İşçiler, arka çıkanlar şov yapıyormuş. Öyle buyurdular. Bir şov yapan varsa, o da özelleştirmeciler. Onlar kendilerini bilir. Özü politik olan kararlarını mesnetsiz ekonomik gerekçelerle süsleyip püsleyip, sermayeye gözümüzün önünde çektikleri kıyağı örtmeye çalışıyorlar. Bu kıyaklar ne kadar işçiler üzerinden siyaset yapmak ise, o siyasetin karşısına dikilen kahraman SEKA'lı işçiler de, hem de kendi adlarına o kadar siyaset yapıyorlar. SEKA işçilerinin mücadelesi kendilerini aşan ve Türkiye'nin geleceğini belirleyebilecek mana ve ehemmiyette bir siyasi tavrın ifadesi. Hepimizin desteğine ihtiyaçları var.

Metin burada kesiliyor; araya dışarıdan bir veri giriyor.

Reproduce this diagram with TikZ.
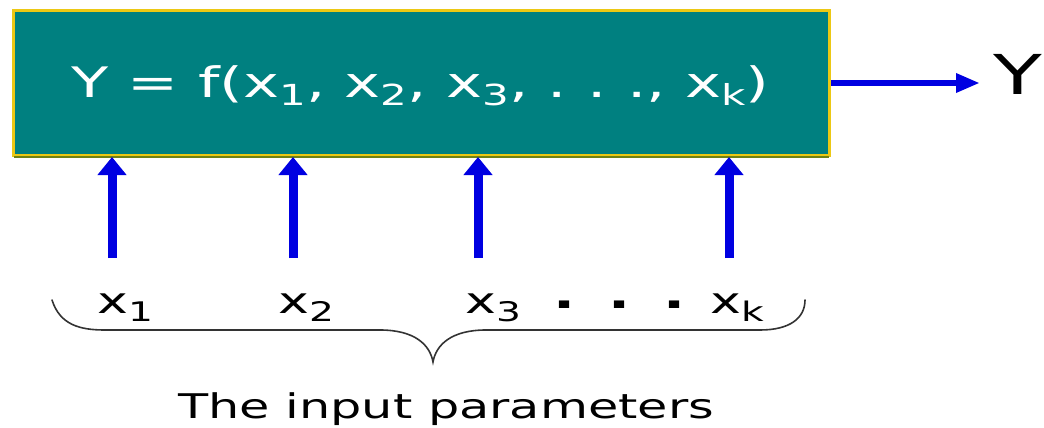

Gün safları sıklaştırma günü. * Yukarıdaki yazı gönderildikten sonra gelen haberlere göre merkezî hükümet SEKA'yı satma kararını geri çekip, fabrikayı İzmit Belediyesi'ne işletmesi için devretme önerisi yapmış. Bu öneri de işçiler tarafından kabul edilmiş vaziyette. Bence, yazının başlığı ve gösterdiği hedef hala geçerli. Belediye'nin ilerde ne yapacağı belli olmaz. Öte yandan, tabii ki SEKA direnişinin bu aşamada kazandığı başarının da sahiplenilmesi ve örnek alınması gerekiyor.